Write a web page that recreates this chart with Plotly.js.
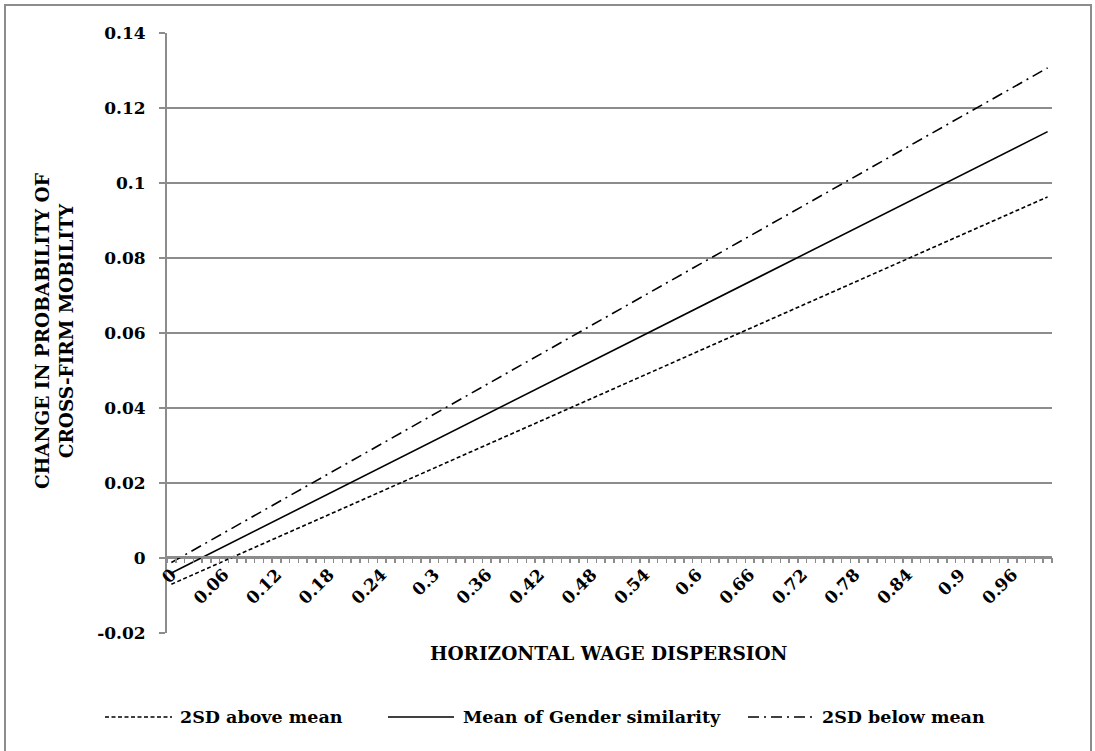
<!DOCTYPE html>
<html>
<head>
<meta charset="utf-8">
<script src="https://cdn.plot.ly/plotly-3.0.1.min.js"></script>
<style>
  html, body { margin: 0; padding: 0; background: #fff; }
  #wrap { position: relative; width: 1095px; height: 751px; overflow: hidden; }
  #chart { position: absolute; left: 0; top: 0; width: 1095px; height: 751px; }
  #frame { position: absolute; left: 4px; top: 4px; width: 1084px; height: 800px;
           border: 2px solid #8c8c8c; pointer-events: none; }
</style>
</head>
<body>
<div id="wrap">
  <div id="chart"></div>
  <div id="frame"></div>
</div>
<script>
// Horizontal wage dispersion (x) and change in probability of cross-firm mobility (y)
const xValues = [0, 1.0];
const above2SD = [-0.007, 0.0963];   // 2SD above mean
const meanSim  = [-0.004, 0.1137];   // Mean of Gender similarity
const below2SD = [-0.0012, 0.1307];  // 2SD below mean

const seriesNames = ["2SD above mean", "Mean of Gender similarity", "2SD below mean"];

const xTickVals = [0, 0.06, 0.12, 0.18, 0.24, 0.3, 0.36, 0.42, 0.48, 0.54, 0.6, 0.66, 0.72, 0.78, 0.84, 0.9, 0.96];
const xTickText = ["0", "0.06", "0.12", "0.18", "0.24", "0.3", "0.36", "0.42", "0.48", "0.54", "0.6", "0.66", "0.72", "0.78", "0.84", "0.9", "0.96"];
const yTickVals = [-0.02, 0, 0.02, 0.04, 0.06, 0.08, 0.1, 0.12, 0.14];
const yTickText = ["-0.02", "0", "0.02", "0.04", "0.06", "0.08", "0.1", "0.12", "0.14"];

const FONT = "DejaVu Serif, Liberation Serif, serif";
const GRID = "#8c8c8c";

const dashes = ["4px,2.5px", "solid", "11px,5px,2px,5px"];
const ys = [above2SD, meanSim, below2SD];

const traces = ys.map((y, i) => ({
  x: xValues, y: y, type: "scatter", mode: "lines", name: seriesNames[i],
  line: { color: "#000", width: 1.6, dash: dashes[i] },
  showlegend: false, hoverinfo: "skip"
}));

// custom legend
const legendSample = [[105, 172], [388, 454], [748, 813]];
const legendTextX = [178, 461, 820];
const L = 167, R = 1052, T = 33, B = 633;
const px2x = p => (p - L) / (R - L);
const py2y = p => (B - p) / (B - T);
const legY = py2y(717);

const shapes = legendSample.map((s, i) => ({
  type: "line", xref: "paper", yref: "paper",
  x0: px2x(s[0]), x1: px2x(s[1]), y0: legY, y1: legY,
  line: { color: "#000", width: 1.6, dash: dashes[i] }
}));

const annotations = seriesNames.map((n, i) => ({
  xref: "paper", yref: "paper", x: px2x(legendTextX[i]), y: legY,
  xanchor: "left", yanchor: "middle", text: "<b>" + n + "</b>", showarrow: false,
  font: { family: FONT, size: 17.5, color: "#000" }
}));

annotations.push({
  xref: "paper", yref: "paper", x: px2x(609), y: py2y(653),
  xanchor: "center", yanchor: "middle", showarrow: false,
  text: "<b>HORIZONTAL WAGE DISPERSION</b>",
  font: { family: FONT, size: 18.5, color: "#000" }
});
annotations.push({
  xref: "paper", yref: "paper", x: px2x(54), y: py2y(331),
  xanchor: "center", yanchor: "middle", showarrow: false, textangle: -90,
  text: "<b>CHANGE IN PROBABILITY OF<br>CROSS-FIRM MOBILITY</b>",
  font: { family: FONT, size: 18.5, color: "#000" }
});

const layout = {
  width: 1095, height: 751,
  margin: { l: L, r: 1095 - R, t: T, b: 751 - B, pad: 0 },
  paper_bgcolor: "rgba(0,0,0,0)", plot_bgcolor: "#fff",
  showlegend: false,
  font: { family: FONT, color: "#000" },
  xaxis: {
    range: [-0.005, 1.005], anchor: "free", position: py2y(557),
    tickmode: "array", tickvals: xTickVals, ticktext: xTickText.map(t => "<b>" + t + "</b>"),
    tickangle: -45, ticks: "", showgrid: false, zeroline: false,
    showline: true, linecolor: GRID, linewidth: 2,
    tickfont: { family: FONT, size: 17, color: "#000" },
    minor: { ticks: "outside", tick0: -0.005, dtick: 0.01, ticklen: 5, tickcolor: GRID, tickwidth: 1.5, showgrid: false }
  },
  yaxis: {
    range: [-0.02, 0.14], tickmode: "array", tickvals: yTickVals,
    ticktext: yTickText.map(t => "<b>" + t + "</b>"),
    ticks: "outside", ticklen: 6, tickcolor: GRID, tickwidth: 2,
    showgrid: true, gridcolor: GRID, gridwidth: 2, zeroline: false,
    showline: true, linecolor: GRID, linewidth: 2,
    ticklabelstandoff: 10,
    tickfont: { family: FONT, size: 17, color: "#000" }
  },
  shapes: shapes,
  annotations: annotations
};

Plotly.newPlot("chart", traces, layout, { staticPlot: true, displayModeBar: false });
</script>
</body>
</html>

• • • • •

__Exercise task__: Write out the listing above exactly as it stands, pictures excluded.

__Problem solution__:
Write a web page that recreates this chart with Plotly.js.
<!DOCTYPE html>
<html>
<head>
<meta charset="utf-8">
<script src="https://cdn.plot.ly/plotly-3.0.1.min.js"></script>
<style>
  html, body { margin: 0; padding: 0; background: #fff; }
  #wrap { position: relative; width: 1095px; height: 751px; overflow: hidden; }
  #chart { position: absolute; left: 0; top: 0; width: 1095px; height: 751px; }
  #frame { position: absolute; left: 4px; top: 4px; width: 1084px; height: 800px;
           border: 2px solid #8c8c8c; pointer-events: none; }
</style>
</head>
<body>
<div id="wrap">
  <div id="chart"></div>
  <div id="frame"></div>
</div>
<script>
// Horizontal wage dispersion (x) and change in probability of cross-firm mobility (y)
const xValues = [0, 1.0];
const above2SD = [-0.007, 0.0963];   // 2SD above mean
const meanSim  = [-0.004, 0.1137];   // Mean of Gender similarity
const below2SD = [-0.0012, 0.1307];  // 2SD below mean

const seriesNames = ["2SD above mean", "Mean of Gender similarity", "2SD below mean"];

const xTickVals = [0, 0.06, 0.12, 0.18, 0.24, 0.3, 0.36, 0.42, 0.48, 0.54, 0.6, 0.66, 0.72, 0.78, 0.84, 0.9, 0.96];
const xTickText = ["0", "0.06", "0.12", "0.18", "0.24", "0.3", "0.36", "0.42", "0.48", "0.54", "0.6", "0.66", "0.72", "0.78", "0.84", "0.9", "0.96"];
const yTickVals = [-0.02, 0, 0.02, 0.04, 0.06, 0.08, 0.1, 0.12, 0.14];
const yTickText = ["-0.02", "0", "0.02", "0.04", "0.06", "0.08", "0.1", "0.12", "0.14"];

const FONT = "DejaVu Serif, Liberation Serif, serif";
const GRID = "#8c8c8c";

const dashes = ["4px,2.5px", "solid", "11px,5px,2px,5px"];
const ys = [above2SD, meanSim, below2SD];

const traces = ys.map((y, i) => ({
  x: xValues, y: y, type: "scatter", mode: "lines", name: seriesNames[i],
  line: { color: "#000", width: 1.6, dash: dashes[i] },
  showlegend: false, hoverinfo: "skip"
}));

// custom legend
const legendSample = [[105, 172], [388, 454], [748, 813]];
const legendTextX = [178, 461, 820];
const L = 167, R = 1052, T = 33, B = 633;
const px2x = p => (p - L) / (R - L);
const py2y = p => (B - p) / (B - T);
const legY = py2y(717);

const shapes = legendSample.map((s, i) => ({
  type: "line", xref: "paper", yref: "paper",
  x0: px2x(s[0]), x1: px2x(s[1]), y0: legY, y1: legY,
  line: { color: "#000", width: 1.6, dash: dashes[i] }
}));

const annotations = seriesNames.map((n, i) => ({
  xref: "paper", yref: "paper", x: px2x(legendTextX[i]), y: legY,
  xanchor: "left", yanchor: "middle", text: "<b>" + n + "</b>", showarrow: false,
  font: { family: FONT, size: 17.5, color: "#000" }
}));

annotations.push({
  xref: "paper", yref: "paper", x: px2x(609), y: py2y(653),
  xanchor: "center", yanchor: "middle", showarrow: false,
  text: "<b>HORIZONTAL WAGE DISPERSION</b>",
  font: { family: FONT, size: 18.5, color: "#000" }
});
annotations.push({
  xref: "paper", yref: "paper", x: px2x(54), y: py2y(331),
  xanchor: "center", yanchor: "middle", showarrow: false, textangle: -90,
  text: "<b>CHANGE IN PROBABILITY OF<br>CROSS-FIRM MOBILITY</b>",
  font: { family: FONT, size: 18.5, color: "#000" }
});

const layout = {
  width: 1095, height: 751,
  margin: { l: L, r: 1095 - R, t: T, b: 751 - B, pad: 0 },
  paper_bgcolor: "rgba(0,0,0,0)", plot_bgcolor: "#fff",
  showlegend: false,
  font: { family: FONT, color: "#000" },
  xaxis: {
    range: [-0.005, 1.005], anchor: "free", position: py2y(557),
    tickmode: "array", tickvals: xTickVals, ticktext: xTickText.map(t => "<b>" + t + "</b>"),
    tickangle: -45, ticks: "", showgrid: false, zeroline: false,
    showline: true, linecolor: GRID, linewidth: 2,
    tickfont: { family: FONT, size: 17, color: "#000" },
    minor: { ticks: "outside", tick0: -0.005, dtick: 0.01, ticklen: 5, tickcolor: GRID, tickwidth: 1.5, showgrid: false }
  },
  yaxis: {
    range: [-0.02, 0.14], tickmode: "array", tickvals: yTickVals,
    ticktext: yTickText.map(t => "<b>" + t + "</b>"),
    ticks: "outside", ticklen: 6, tickcolor: GRID, tickwidth: 2,
    showgrid: true, gridcolor: GRID, gridwidth: 2, zeroline: false,
    showline: true, linecolor: GRID, linewidth: 2,
    ticklabelstandoff: 10,
    tickfont: { family: FONT, size: 17, color: "#000" }
  },
  shapes: shapes,
  annotations: annotations
};

Plotly.newPlot("chart", traces, layout, { staticPlot: true, displayModeBar: false });
</script>
</body>
</html>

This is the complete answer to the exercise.